[Start Provided entries]
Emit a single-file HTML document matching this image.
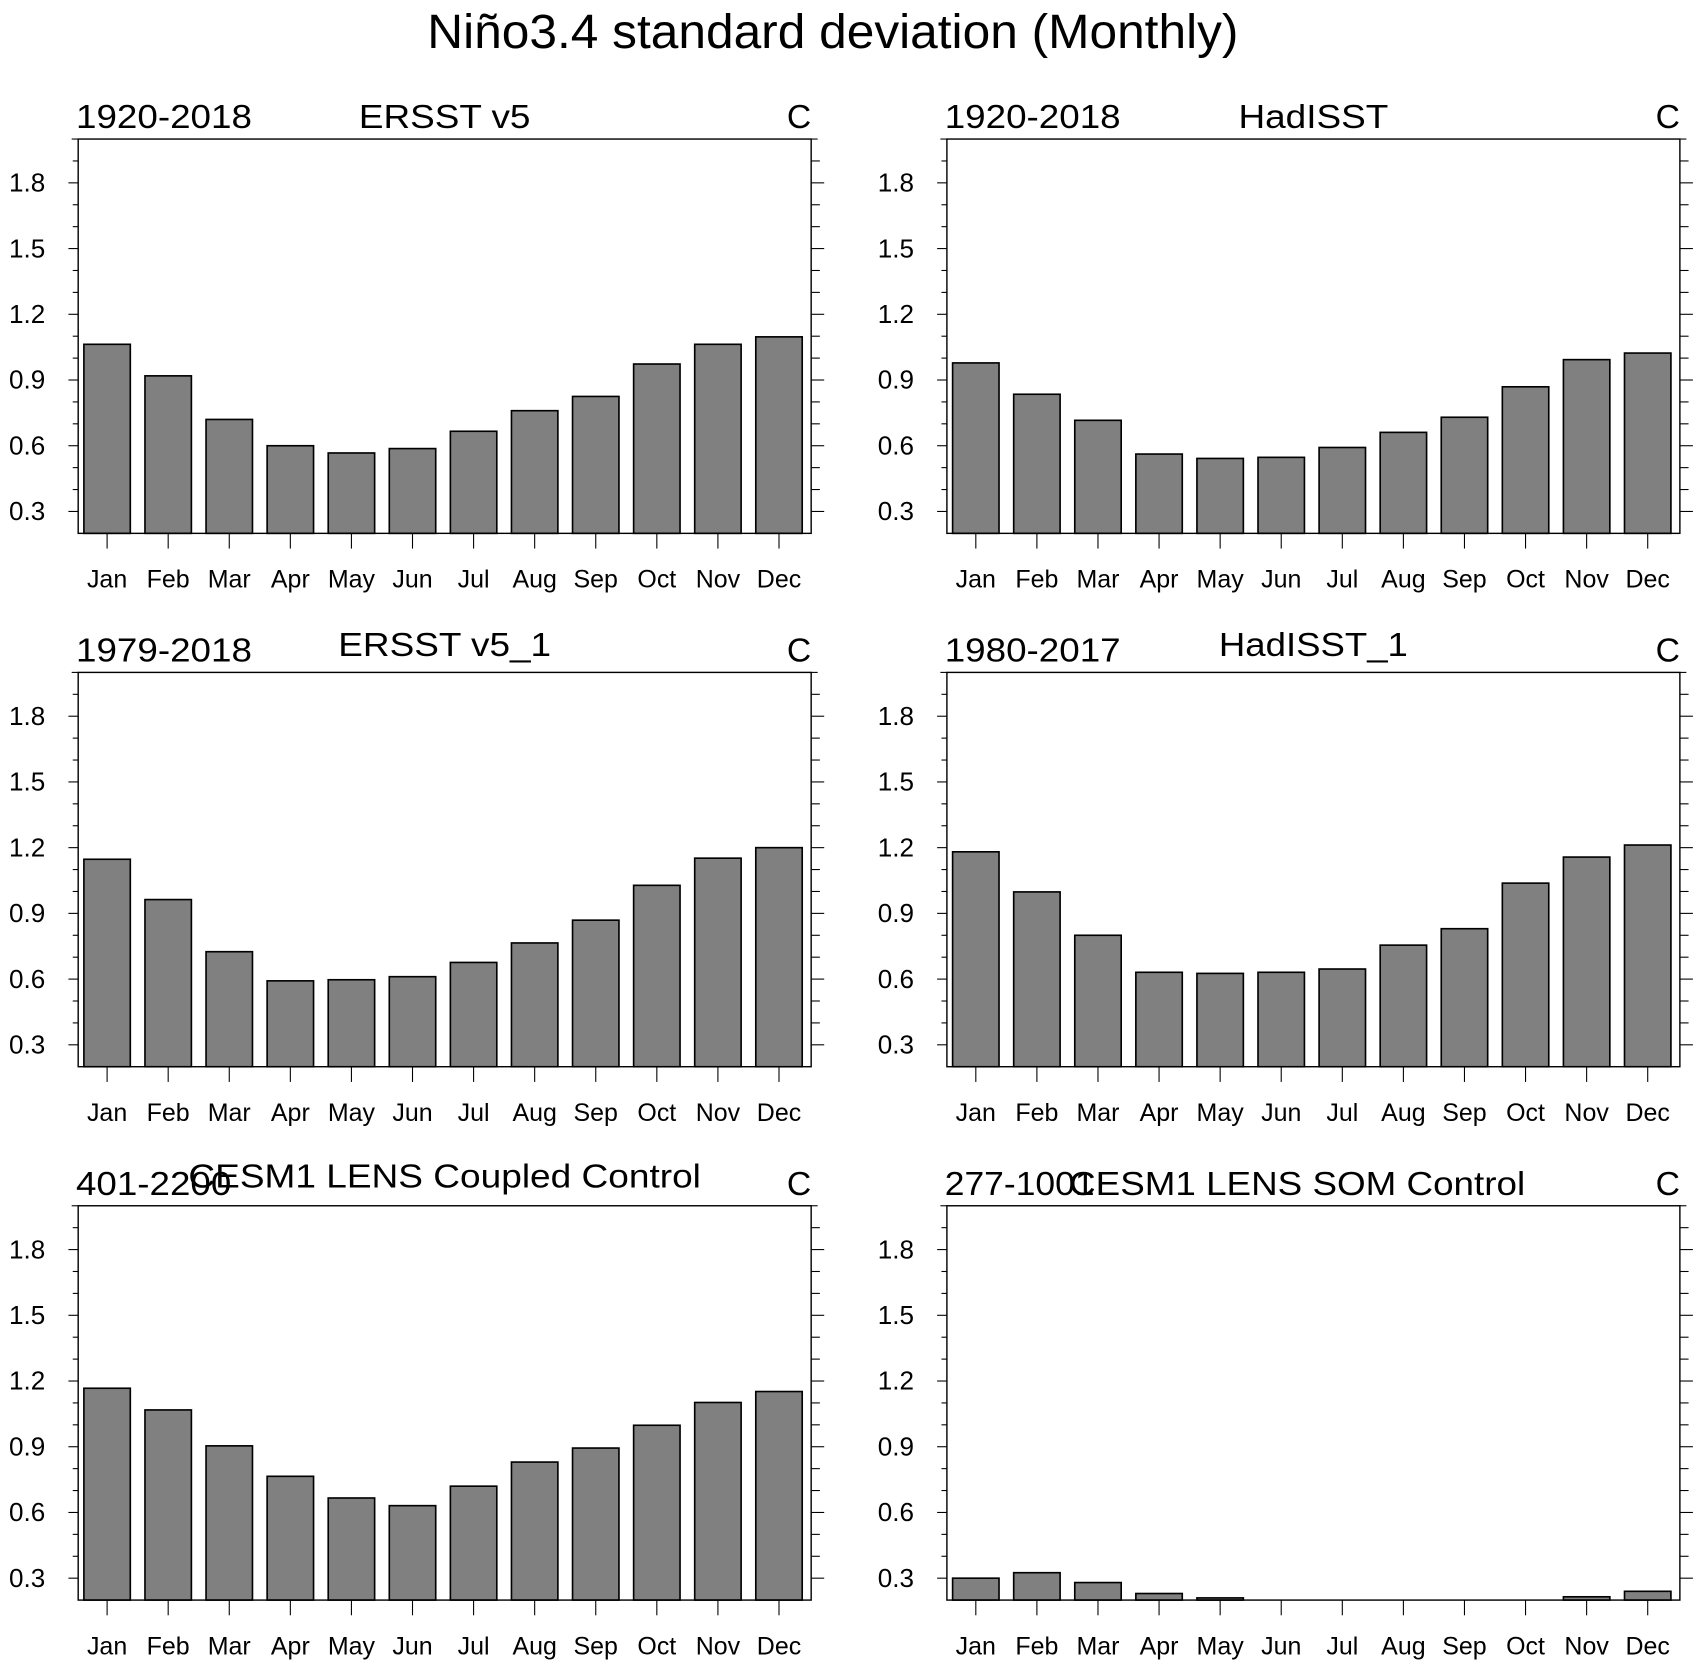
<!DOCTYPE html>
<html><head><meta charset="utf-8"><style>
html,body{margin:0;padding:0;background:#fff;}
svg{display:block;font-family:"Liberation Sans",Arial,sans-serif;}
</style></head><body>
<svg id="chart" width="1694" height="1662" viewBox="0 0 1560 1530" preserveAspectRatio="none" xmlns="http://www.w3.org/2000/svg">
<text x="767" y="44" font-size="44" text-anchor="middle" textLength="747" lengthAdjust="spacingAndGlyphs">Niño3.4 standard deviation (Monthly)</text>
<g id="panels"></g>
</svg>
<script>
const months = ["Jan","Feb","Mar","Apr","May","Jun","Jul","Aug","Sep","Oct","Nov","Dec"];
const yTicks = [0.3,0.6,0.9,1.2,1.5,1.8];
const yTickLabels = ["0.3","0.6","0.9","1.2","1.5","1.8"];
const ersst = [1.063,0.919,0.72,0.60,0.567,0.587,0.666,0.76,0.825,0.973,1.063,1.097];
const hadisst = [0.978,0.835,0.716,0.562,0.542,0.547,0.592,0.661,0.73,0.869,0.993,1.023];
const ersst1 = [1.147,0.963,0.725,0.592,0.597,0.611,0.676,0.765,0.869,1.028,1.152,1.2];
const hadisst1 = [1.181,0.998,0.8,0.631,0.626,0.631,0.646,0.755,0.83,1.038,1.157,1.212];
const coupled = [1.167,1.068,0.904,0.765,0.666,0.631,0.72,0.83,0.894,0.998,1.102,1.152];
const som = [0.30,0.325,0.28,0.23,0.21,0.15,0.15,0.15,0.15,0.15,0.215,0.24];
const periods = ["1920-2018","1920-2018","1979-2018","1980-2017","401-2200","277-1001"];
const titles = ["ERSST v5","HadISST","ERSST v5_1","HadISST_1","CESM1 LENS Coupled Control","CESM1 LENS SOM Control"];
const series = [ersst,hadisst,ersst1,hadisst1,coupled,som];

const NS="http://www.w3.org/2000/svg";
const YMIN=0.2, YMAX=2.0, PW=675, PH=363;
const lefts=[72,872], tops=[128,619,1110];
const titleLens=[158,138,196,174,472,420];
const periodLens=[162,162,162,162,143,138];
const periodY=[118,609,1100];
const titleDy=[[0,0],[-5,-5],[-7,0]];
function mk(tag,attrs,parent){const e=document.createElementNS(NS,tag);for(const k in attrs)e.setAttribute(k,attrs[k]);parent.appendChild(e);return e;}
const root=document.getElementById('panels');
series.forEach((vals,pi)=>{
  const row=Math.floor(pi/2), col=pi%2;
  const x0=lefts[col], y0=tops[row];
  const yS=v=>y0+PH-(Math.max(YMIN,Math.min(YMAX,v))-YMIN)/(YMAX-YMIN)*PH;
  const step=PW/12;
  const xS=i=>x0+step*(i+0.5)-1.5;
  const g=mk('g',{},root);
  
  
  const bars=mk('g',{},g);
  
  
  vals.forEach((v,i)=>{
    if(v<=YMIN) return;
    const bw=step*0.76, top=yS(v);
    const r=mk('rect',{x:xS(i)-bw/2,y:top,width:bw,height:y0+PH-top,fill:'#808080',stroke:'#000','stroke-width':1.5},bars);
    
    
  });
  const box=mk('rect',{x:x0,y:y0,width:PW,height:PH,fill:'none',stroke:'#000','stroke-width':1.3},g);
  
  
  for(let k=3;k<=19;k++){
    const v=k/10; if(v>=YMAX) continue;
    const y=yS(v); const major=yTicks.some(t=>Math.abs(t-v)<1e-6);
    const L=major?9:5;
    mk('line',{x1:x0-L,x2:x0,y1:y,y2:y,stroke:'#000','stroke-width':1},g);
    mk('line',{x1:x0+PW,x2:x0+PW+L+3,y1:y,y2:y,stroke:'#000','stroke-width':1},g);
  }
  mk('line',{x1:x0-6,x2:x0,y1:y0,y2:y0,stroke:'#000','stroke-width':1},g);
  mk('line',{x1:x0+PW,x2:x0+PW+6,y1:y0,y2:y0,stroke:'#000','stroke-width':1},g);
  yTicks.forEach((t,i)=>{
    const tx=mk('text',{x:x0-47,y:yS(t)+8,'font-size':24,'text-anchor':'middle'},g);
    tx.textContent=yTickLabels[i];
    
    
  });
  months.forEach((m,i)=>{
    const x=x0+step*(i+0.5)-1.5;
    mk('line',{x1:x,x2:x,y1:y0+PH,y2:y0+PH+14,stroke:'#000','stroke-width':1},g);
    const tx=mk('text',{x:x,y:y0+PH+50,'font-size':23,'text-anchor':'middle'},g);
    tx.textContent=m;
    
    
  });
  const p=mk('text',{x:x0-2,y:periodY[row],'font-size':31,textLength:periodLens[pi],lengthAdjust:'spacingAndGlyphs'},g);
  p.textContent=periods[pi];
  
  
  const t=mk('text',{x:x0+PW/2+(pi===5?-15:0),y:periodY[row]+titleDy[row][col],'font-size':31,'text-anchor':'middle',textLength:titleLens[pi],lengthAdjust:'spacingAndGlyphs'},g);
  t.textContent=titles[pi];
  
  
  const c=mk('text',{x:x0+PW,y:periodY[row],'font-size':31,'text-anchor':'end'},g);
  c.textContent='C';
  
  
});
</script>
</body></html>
[End Provided entries]
[Start Provided entries]
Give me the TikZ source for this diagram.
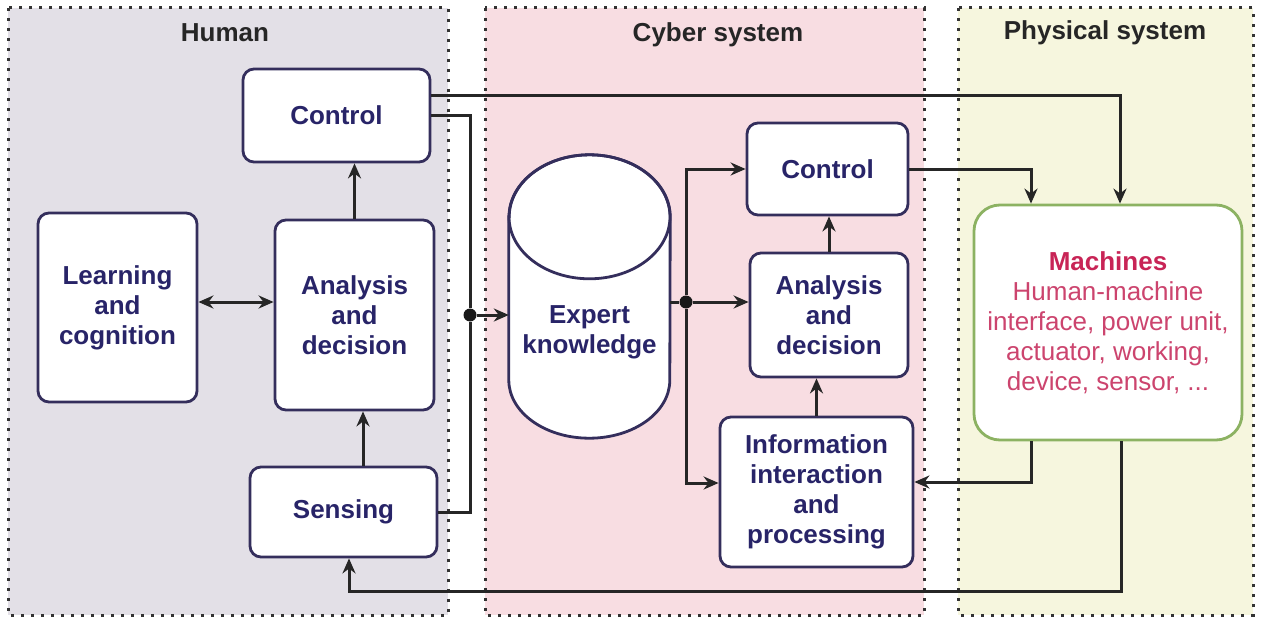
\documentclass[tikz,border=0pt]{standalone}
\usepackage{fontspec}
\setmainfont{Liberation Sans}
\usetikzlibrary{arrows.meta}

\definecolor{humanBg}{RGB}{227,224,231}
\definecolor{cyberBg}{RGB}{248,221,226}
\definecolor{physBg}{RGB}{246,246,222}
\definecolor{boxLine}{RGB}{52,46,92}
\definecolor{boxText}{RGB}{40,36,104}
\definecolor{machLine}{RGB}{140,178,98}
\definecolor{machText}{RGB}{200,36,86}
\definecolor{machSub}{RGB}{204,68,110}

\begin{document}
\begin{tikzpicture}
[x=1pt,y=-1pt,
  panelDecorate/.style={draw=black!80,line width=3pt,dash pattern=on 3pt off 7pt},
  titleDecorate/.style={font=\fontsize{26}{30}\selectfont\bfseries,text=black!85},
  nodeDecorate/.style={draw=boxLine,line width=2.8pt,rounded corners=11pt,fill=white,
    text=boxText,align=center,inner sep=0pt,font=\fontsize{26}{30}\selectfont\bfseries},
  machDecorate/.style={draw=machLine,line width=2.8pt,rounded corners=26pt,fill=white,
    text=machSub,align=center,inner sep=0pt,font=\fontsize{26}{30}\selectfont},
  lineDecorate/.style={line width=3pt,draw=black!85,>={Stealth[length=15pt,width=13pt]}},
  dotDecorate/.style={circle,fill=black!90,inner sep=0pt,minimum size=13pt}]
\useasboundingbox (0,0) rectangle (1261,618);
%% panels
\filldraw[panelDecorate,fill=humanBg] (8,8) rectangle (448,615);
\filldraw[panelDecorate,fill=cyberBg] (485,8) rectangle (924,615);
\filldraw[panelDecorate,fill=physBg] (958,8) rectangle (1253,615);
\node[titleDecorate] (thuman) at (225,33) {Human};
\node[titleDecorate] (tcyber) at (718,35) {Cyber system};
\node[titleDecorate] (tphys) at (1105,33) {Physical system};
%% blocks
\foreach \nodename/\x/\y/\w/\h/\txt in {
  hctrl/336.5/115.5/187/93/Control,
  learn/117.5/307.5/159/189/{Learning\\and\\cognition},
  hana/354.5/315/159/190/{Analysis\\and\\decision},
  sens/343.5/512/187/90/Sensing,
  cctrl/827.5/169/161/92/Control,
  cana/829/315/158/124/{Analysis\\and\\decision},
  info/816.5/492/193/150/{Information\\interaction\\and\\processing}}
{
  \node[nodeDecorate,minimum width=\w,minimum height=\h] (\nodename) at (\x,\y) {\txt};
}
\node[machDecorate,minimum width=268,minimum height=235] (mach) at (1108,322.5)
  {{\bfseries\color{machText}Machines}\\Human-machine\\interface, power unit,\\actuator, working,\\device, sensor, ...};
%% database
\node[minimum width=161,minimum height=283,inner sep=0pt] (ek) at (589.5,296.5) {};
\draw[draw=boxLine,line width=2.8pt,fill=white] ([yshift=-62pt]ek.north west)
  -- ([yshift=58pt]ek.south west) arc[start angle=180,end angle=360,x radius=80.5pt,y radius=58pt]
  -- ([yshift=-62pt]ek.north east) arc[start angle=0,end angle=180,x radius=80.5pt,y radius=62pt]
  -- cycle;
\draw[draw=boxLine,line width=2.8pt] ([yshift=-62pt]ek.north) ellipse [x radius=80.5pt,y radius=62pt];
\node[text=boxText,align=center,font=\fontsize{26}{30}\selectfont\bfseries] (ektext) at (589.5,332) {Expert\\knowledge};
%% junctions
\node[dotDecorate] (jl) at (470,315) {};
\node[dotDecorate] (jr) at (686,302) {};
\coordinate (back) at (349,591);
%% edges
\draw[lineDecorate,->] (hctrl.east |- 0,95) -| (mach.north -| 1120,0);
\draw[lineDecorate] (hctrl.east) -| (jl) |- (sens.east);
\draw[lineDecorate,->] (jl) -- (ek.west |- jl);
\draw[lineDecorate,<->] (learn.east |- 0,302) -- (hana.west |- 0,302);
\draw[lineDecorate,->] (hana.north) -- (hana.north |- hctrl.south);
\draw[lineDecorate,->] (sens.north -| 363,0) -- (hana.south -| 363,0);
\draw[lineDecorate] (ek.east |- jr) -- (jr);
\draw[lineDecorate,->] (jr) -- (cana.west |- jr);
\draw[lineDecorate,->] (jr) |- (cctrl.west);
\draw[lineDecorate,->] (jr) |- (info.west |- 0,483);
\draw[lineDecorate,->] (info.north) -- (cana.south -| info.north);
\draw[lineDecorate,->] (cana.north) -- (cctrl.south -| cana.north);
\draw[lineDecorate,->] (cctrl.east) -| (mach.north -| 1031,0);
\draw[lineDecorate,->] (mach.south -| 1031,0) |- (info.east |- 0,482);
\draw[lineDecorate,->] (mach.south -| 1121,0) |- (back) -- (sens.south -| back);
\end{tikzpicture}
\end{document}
[End Provided entries]
* Request *
Go through the listing above and return every line where the word "this" occurs.

* Result *
Emit a single-file HTML document matching this image.
Give me the TikZ source for this diagram.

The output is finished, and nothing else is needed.